Amanda Johnson took a major step towards healing her body with her decision to get weight loss surgery, but she’s struggling to come to terms with the rude looks she still gets in public.

The 37-year-old opted for a vertical sleeve gastrectomy to help her lower her weight — at 650 lbs. prior to surgery — and eventually enable her to start treatment for her endometrial cancer. One week after undergoing the surgery Johnson is feeling renewed, but is frustrated with the stares she gets during a trip to the supermarket.

“Before my surgery, before I started this journey or anything, I would eat a whole pizza and brownies and then eat whatever my mom made for dinner that night, and now I’m eating one egg and two protein shakes in a day, and I’m full,” she says in this exclusive clip from Wednesday’s episode of Family by the Ton. “It’s very exciting, because I know that the surgery worked; that I didn’t go through all of this for nothing.”
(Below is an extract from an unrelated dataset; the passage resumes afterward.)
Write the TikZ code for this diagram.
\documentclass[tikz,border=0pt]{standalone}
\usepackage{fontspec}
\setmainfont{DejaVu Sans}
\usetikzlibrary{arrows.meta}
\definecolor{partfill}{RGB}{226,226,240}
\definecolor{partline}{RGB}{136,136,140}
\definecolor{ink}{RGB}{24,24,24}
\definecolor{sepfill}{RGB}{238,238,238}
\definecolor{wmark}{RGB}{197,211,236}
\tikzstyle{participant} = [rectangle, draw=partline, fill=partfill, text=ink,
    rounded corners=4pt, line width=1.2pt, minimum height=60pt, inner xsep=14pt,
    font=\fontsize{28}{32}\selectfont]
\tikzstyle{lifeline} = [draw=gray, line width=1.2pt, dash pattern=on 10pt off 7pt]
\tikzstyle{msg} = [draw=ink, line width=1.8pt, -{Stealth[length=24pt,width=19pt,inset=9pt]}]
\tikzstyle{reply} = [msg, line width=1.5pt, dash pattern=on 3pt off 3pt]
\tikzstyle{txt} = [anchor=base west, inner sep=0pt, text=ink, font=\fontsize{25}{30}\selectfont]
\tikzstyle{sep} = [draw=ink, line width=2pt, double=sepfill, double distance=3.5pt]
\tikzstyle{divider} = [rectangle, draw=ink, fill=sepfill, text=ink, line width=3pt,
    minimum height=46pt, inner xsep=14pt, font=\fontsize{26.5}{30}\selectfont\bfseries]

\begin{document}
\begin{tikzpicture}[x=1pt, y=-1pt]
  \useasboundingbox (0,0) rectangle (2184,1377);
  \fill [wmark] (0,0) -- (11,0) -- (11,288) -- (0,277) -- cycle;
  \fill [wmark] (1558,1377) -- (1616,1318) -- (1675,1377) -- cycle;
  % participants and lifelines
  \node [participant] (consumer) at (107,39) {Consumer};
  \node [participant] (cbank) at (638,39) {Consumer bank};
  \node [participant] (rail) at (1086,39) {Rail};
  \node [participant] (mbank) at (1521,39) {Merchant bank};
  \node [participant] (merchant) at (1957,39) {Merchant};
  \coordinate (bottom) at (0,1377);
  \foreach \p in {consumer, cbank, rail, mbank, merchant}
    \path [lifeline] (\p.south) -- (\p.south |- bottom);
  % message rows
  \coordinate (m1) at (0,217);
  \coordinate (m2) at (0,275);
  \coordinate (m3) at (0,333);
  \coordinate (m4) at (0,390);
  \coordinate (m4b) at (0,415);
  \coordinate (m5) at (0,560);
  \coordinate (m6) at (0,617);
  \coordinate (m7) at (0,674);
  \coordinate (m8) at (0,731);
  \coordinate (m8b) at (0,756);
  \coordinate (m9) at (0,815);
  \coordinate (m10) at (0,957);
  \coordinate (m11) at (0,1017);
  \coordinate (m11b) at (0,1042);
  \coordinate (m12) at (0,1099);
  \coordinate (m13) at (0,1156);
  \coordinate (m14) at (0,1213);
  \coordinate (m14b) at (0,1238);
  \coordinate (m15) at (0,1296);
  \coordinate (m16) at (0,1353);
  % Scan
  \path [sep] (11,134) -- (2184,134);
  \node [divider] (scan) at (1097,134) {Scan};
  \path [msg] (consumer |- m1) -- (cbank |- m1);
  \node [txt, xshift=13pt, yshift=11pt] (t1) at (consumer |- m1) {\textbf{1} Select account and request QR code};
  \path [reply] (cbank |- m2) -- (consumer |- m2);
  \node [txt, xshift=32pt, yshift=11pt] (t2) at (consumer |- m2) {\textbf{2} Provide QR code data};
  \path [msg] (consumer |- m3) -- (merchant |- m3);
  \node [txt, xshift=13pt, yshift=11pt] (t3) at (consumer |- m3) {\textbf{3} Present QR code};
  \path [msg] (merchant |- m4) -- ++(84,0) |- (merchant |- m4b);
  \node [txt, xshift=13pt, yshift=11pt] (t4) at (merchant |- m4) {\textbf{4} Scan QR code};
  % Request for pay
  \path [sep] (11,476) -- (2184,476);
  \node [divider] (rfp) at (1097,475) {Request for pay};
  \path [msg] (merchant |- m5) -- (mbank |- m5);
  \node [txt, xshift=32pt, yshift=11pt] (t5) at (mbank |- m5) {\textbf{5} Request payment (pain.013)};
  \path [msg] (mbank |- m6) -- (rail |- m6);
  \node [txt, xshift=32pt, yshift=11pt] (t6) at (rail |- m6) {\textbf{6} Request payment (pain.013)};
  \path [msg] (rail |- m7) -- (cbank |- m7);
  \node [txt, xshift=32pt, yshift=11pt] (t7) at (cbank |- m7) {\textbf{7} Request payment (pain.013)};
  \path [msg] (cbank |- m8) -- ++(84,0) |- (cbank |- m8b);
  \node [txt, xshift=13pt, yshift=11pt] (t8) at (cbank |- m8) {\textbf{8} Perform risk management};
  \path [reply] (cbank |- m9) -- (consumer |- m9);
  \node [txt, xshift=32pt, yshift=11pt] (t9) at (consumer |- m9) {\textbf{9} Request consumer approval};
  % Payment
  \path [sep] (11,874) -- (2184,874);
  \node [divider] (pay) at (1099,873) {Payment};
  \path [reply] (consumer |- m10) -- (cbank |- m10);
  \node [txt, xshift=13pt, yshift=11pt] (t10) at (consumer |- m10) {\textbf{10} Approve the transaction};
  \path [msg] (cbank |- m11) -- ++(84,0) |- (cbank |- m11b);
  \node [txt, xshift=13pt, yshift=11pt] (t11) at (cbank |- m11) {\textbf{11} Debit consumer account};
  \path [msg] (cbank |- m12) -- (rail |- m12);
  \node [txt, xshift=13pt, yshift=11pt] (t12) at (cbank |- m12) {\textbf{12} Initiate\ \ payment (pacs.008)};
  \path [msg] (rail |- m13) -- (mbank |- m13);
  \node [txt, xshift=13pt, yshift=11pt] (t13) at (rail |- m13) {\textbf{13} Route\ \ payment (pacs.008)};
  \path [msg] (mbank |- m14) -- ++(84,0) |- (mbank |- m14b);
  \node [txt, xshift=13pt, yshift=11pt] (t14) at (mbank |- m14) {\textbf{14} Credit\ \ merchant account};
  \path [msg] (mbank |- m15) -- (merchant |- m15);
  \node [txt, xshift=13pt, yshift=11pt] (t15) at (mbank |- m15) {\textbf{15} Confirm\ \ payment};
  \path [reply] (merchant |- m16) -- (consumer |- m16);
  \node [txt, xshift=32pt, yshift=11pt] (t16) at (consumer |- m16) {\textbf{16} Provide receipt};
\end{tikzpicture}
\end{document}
Johnson is feeling good when she goes to get healthy foods at the supermarket, but that doesn’t seem to matter to the other shoppers who just see her size and the electric scooter she needs to move around the store.

“I’m proud of myself for making these lifestyle changes, but it’s hard to know that it’s going to take time for the results to show. Right now in the store, people are still staring at me as we go through the aisles,” she says. “That’s why I stayed home most of the time, I didn’t have to worry about being stared at. People just don’t understand. Before I stayed at home ordering food and now I’m going out and getting healthy food. People just don’t get that it’s not just the fat girl going to get food, it’s me trying to do better.”
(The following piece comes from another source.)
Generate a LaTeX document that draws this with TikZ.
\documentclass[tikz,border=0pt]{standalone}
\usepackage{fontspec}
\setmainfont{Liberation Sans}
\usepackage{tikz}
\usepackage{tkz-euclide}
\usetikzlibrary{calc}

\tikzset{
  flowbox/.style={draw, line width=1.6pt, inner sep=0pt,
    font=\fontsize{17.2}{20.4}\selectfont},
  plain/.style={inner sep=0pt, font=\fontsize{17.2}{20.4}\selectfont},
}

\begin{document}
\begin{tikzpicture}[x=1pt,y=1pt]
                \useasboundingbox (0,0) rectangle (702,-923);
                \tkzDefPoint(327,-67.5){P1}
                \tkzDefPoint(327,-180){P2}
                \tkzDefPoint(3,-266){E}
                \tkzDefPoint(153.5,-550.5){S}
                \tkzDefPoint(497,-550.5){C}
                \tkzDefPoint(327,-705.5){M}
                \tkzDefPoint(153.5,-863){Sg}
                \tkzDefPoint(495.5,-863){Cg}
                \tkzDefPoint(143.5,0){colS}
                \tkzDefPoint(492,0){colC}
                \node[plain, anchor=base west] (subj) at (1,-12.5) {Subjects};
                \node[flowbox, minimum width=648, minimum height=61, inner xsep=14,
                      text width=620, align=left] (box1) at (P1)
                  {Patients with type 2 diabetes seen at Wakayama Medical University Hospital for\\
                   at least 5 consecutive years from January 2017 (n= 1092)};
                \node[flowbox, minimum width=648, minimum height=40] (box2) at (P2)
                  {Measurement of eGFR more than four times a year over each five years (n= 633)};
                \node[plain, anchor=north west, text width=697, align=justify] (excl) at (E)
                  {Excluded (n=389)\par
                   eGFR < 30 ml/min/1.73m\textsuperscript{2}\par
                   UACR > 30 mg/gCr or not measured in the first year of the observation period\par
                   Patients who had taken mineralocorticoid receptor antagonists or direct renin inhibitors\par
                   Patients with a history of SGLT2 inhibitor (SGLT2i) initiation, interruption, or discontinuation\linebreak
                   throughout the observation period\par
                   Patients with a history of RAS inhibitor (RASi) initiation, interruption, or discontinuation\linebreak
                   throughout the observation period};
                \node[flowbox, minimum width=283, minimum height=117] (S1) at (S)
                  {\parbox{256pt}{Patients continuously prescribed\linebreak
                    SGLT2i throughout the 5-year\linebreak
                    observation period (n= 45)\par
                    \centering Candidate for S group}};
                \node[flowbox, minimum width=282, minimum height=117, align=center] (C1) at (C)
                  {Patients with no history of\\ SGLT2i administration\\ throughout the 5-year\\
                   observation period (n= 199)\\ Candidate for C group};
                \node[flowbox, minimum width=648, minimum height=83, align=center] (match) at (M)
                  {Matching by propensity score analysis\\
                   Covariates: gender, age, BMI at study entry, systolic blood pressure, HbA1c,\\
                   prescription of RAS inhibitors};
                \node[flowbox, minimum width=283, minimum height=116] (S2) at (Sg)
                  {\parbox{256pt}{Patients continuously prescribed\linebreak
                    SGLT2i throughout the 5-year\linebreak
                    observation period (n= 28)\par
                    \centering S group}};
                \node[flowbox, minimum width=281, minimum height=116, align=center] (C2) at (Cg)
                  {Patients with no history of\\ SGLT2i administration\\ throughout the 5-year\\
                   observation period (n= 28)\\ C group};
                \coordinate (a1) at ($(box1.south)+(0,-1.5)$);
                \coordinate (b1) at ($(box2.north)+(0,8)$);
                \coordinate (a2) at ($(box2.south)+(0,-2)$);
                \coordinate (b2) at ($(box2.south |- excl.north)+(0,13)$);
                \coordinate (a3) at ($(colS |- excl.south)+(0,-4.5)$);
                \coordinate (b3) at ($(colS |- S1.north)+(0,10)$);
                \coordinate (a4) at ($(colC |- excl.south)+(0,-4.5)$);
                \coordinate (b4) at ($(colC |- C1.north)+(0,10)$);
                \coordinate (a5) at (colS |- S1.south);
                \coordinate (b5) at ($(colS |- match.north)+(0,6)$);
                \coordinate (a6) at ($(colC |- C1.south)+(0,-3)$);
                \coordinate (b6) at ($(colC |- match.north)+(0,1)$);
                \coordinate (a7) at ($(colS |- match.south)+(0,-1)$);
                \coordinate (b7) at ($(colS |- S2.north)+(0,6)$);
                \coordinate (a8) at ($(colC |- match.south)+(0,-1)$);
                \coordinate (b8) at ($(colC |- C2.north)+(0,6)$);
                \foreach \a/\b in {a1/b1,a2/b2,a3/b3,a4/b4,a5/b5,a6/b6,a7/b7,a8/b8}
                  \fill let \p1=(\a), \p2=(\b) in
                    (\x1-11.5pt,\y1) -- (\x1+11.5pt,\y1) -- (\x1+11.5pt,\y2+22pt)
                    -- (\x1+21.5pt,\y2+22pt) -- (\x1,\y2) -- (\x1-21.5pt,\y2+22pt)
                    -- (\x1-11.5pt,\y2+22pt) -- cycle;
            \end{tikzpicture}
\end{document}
Johnson breaks down in a separate interview, expressing her frustration over the public perception of people working to lose weight.

“I don’t understand the mentality of people,” she says. “They laugh at you if you’re eating in the restaurant because you’re not trying, but they’re saying people laugh at you when you’re on the treadmill at the gym when you are trying. So when are you supposed to be accepted? You’re not, you’re supposed to stay in your house until you look a certain way. That’s not fair.”
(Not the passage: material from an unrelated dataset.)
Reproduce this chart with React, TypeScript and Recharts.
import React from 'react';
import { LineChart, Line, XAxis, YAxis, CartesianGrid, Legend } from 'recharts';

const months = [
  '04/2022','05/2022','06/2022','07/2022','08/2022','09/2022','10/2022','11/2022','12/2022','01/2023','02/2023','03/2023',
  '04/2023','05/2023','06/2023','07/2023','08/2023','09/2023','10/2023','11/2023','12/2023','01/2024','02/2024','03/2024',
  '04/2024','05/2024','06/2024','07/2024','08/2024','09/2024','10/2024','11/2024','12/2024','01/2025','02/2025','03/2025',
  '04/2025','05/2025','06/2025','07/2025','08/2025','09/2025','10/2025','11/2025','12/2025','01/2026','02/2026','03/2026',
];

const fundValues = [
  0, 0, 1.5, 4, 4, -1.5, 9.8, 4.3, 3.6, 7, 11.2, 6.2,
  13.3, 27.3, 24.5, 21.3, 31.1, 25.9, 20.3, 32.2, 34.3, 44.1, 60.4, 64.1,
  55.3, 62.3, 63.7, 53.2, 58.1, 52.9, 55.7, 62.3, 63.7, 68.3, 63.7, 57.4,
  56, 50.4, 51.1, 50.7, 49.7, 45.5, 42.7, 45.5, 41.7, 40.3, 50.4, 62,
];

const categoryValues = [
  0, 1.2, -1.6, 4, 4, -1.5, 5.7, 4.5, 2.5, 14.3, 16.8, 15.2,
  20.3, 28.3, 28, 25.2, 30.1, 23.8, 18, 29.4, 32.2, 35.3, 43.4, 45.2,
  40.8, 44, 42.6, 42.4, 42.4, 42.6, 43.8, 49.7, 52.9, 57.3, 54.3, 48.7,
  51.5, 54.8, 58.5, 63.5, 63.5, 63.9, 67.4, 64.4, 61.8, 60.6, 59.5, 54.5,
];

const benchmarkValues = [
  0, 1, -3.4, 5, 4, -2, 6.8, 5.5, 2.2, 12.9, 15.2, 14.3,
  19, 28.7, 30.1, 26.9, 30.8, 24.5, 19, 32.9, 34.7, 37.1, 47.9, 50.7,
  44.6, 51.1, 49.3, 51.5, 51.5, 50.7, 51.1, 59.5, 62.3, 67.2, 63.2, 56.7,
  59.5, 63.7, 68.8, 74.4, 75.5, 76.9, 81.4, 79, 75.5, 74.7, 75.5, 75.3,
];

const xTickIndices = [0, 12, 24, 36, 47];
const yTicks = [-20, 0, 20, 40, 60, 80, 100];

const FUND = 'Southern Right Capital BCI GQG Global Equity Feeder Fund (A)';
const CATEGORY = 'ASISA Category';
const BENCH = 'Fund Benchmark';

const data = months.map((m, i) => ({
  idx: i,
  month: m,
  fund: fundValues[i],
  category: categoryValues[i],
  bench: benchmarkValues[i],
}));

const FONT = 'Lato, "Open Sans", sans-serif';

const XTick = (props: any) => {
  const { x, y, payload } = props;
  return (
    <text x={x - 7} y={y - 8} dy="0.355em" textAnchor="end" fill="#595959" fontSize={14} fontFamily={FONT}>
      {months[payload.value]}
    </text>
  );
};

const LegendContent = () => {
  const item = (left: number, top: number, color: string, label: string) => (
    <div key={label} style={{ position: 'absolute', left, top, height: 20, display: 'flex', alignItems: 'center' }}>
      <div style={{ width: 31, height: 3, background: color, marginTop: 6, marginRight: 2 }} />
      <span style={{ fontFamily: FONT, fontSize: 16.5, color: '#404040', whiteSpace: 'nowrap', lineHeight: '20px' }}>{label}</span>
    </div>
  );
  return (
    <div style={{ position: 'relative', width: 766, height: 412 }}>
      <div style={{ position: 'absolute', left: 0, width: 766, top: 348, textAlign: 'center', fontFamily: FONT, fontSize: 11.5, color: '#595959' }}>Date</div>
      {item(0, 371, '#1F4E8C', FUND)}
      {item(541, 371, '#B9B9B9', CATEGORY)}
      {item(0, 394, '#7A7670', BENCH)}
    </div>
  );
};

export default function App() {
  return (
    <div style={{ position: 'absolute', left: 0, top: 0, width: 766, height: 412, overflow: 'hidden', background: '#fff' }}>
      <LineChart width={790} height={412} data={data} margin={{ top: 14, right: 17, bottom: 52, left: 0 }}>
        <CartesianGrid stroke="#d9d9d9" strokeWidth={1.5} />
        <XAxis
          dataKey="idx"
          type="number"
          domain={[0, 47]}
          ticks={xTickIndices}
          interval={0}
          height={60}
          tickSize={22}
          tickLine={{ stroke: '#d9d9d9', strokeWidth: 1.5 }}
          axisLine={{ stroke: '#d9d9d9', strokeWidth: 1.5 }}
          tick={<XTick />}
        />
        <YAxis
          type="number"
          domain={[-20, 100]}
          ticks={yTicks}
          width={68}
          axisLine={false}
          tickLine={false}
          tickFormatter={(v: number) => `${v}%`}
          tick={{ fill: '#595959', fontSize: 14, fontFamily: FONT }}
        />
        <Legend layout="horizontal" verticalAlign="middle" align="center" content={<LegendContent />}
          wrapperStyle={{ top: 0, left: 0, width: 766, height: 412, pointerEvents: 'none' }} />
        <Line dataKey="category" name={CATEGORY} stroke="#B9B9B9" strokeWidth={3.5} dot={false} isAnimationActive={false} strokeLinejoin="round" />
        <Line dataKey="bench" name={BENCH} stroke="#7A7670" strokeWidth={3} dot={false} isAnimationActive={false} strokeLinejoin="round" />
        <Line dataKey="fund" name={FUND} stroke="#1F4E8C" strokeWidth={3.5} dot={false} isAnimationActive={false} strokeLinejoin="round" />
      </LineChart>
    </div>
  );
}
Johnson, who is the focus of season two along with three of her similarly overweight cousins, wonders if society will ever change.

“I’ve been working hard, I’m losing weight, I’ve had my surgery. But I still feel like people look at me and they don’t know how far I’ve come,” she says. “They just see the fat girl riding the cart around the store, and I wonder if I’ll ever get to that point where I’m not just a spectacle.”

Still, Johnson says to her mom who accompanied her to the supermarket, the stares don’t get to her as much anymore.

“It doesn’t bother me like it did before. Before I would be in bed for two days,” she says. “It bothers me, but I’m not going to stop my life because of somebody’s ignorance.”

Family by the Ton airs Wednesdays at 10 p.m. Eastern, 9 p.m. Central on TLC.